Citigroup has cut its 12-month price targets for both bitcoin and ether, arguing that stalled U.S. crypto legislation is weakening one of the market’s main expected catalysts for the next year. The revision matters because Citi had tied a more constructive outlook to clearer regulation, stronger ETF flows, and broader institutional adoption — all of which now look less certain on the current policy timeline.
Citi Cuts Crypto Targets as Senate Bills Stall
As Reuters reported, Citi lowered its 12-month bitcoin target to $112,000 from $143,000, while trimming its ethereum forecast to $3,175 from $4,304. The move amounts to a sharp reset in expectations, with bitcoin’s target reduced by roughly 22% and ether’s by about 26%, reflecting a less favorable path for U.S. policy support than the bank had previously assumed.
The bank’s reasoning was straightforward: legislative momentum in Washington has slowed, and that reduces the odds of near-term regulatory catalysts feeding through to flows.
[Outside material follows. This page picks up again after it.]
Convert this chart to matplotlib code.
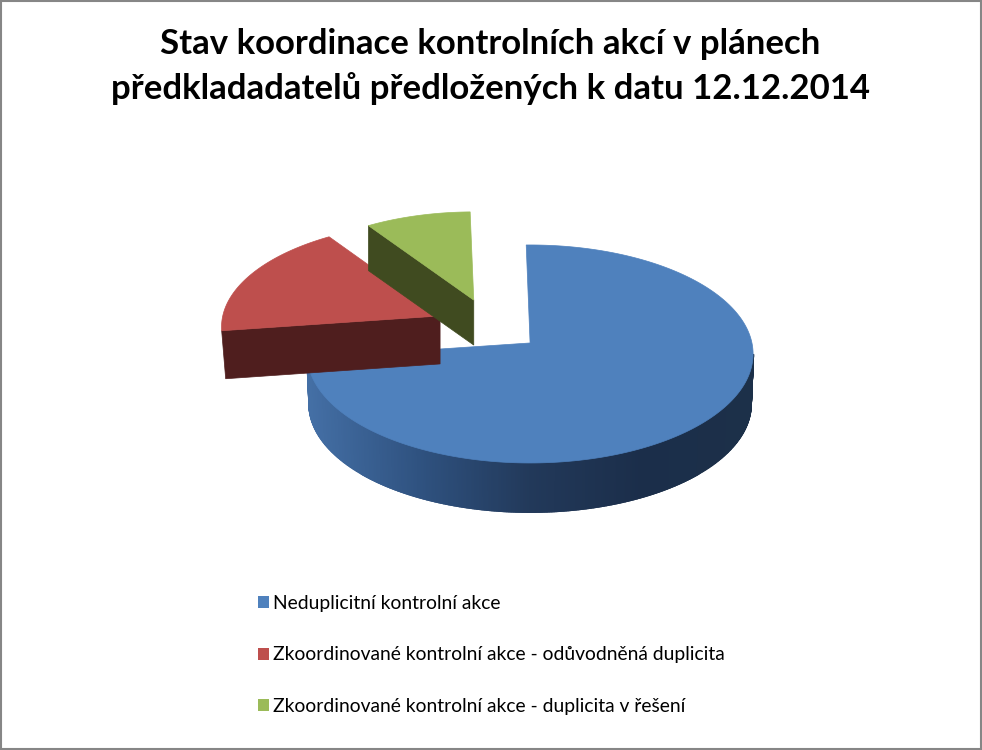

As Citi strategist Alex Saunders wrote, “Regulatory catalysts will drive further adoption and flows but the window of opportunity for U.S. legislation this year is narrowing.” In other words, the bullish case has not disappeared, but the timeline now looks much less supportive.
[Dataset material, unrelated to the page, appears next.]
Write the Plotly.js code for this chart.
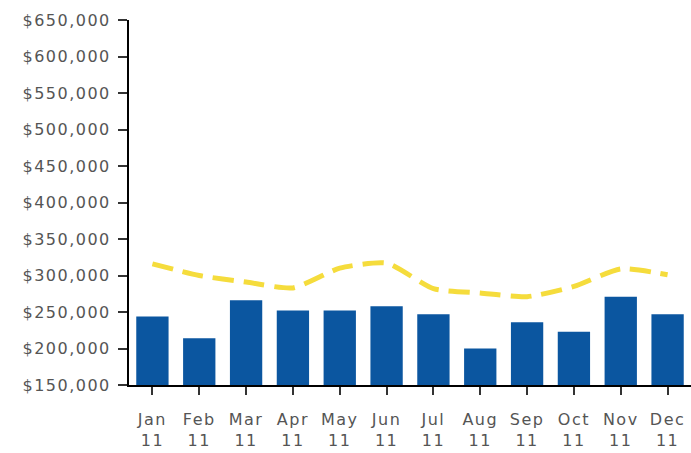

That shift appears to center on the Senate, where progress on crypto market-structure legislation has stalled. Reuters reported that the Clarity Act’s chances of passage have declined amid disagreements over stablecoin rules and a shrinking window for approval in 2026. The politics are also getting harder. Passage would require support from at least seven Senate Democrats, while some lawmakers are pushing for language that would bar elected officials from profiting from crypto ventures, a debate that has gained attention amid scrutiny of the Trump family’s World Liberty Financial project.
Weaker Policy Odds Dim ETF and Adoption Outlook
For Citi, the legislative slowdown is not just a policy story; it feeds directly into market structure and adoption assumptions. The bank had expected clearer rules to help unlock stronger ETF-driven demand and broaden institutional participation. With that regulatory pathway looking less immediate, the bank is dialing back the extent to which those inflows can be relied on to reprice the two largest crypto assets over the next 12 months.
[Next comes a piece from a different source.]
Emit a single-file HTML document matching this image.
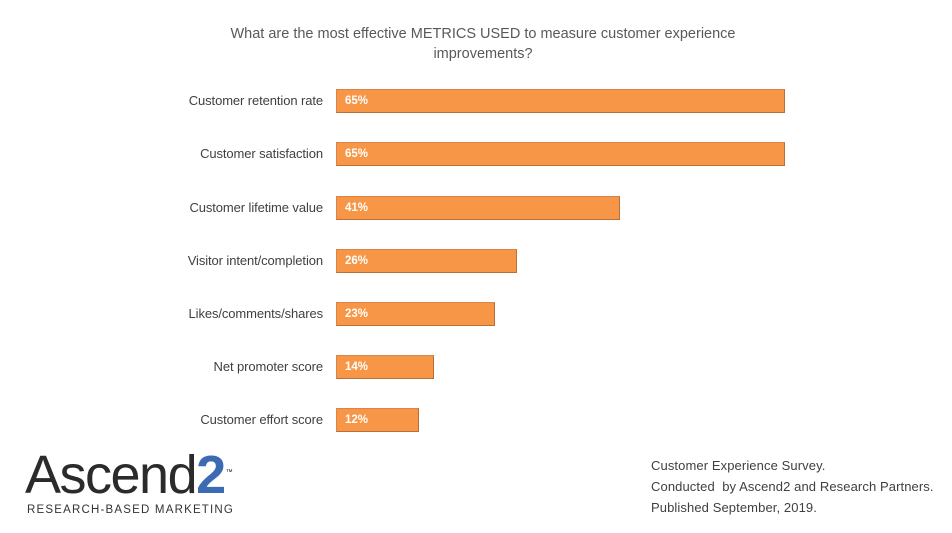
<!DOCTYPE html>
<html><head><style>
body{margin:0;width:952px;height:533px;background:#fff;font-family:"Liberation Sans",sans-serif;position:relative;overflow:hidden}
.t{position:absolute;left:0;width:966px;text-align:center;top:24px;font-size:14.5px;color:#595959;line-height:20px}
.l{position:absolute;right:629px;font-size:13px;color:#404040;white-space:nowrap;letter-spacing:-0.1px}
.b{position:absolute;left:336px;height:24px;background:#f79646;border:1px solid #b87038;border-top-color:#d9844a;border-left-color:#d9844a;box-sizing:border-box}
.b span{position:absolute;left:8px;top:5px;font-size:11.5px;font-weight:bold;color:#fff}
.f{position:absolute;left:651px;top:455px;font-size:13px;color:#404040;line-height:21px;letter-spacing:0.1px}
</style></head><body>
<div class="t">What are the most effective METRICS USED to measure customer experience<br>improvements?</div>

<div class="l" style="top:93px">Customer retention rate</div>
<div class="b" style="top:89px;width:449px"><span>65%</span></div>
<div class="l" style="top:146px">Customer satisfaction</div>
<div class="b" style="top:142px;width:449px"><span>65%</span></div>
<div class="l" style="top:200px">Customer lifetime value</div>
<div class="b" style="top:196px;width:284px"><span>41%</span></div>
<div class="l" style="top:253px">Visitor intent/completion</div>
<div class="b" style="top:249px;width:181px"><span>26%</span></div>
<div class="l" style="top:306px">Likes/comments/shares</div>
<div class="b" style="top:302px;width:159px"><span>23%</span></div>
<div class="l" style="top:359px">Net promoter score</div>
<div class="b" style="top:355px;width:98px"><span>14%</span></div>
<div class="l" style="top:412px">Customer effort score</div>
<div class="b" style="top:408px;width:83px"><span>12%</span></div>

<div style="position:absolute;left:25px;top:448px;font-family:'Liberation Sans',sans-serif;font-size:54px;line-height:54px;color:#2b2b2b;letter-spacing:-1.5px">Ascend<span style="color:#3d6bb3;font-weight:bold">2</span><span style="font-size:7px;letter-spacing:0;vertical-align:top;position:relative;top:-2px;left:1px">™</span></div>
<div style="position:absolute;left:27px;top:504px;font-size:11.5px;letter-spacing:1.2px;color:#333">RESEARCH-BASED MARKETING</div>

<div class="f">Customer Experience Survey.<br>Conducted &nbsp;by Ascend2 and Research Partners.<br>Published September, 2019.</div>
</body></html>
Citi’s scenario analysis shows how much of the outlook still hinges on macro and demand conditions. In a recessionary backdrop, the bank sees bitcoin falling to $58,000 and ether to $1,198. Its bull case is much higher, with bitcoin reaching $165,000 and ether $4,488, driven by stronger end-investor demand. That leaves a wide range of outcomes, but the revised base case now reflects a market that may need to do more without the help of fast-moving U.S. regulation.
Ethereum, in Citi’s view, looks especially exposed to usage trends that have not yet turned convincingly higher. The bank said, “ETH will be especially sensitive to user activity metrics, which have been weak recently, but stablecoin and tokenization trends may increase interest and usage.” That is a nuanced read rather than an outright bearish one: user activity is soft, but the longer-term rails around stablecoins and tokenized assets could still provide support if those segments continue to expand.
Citi also flagged the election calendar as a further source of uncertainty. Chances of passing a crypto bill would shrink further if Democrats gain seats in Congress in the November midterms, Reuters said, since Democrats remain more divided on rewriting federal rules to accommodate digital assets. Other lawmakers, meanwhile, have called for tighter anti-money laundering provisions, adding another point of friction to negotiations that were already becoming more difficult.
The bank’s near-term market take is correspondingly restrained. “Bitcoin is likely to range-trade anticipating legislative news flow with (about) $70,000 an important level representing the pre-U.S. election price,” Citi said. With bitcoin last around $74,298 and ether near $2,345, the revised targets still imply upside from current levels, but Citi is clearly signaling that policy delays have reduced the odds of a cleaner rerating led by Washington.
Citi’s reset does not amount to a rejection of the broader crypto thesis. It is a repricing of timing, and of how much the market can count on U.S. legislation to accelerate flows, ETF demand, and institutional uptake over the next year. For now, that leaves bitcoin and ether trading in a market still sensitive to macro conditions, congressional negotiations, and whether regulatory clarity arrives soon enough to matter for 2026 positioning.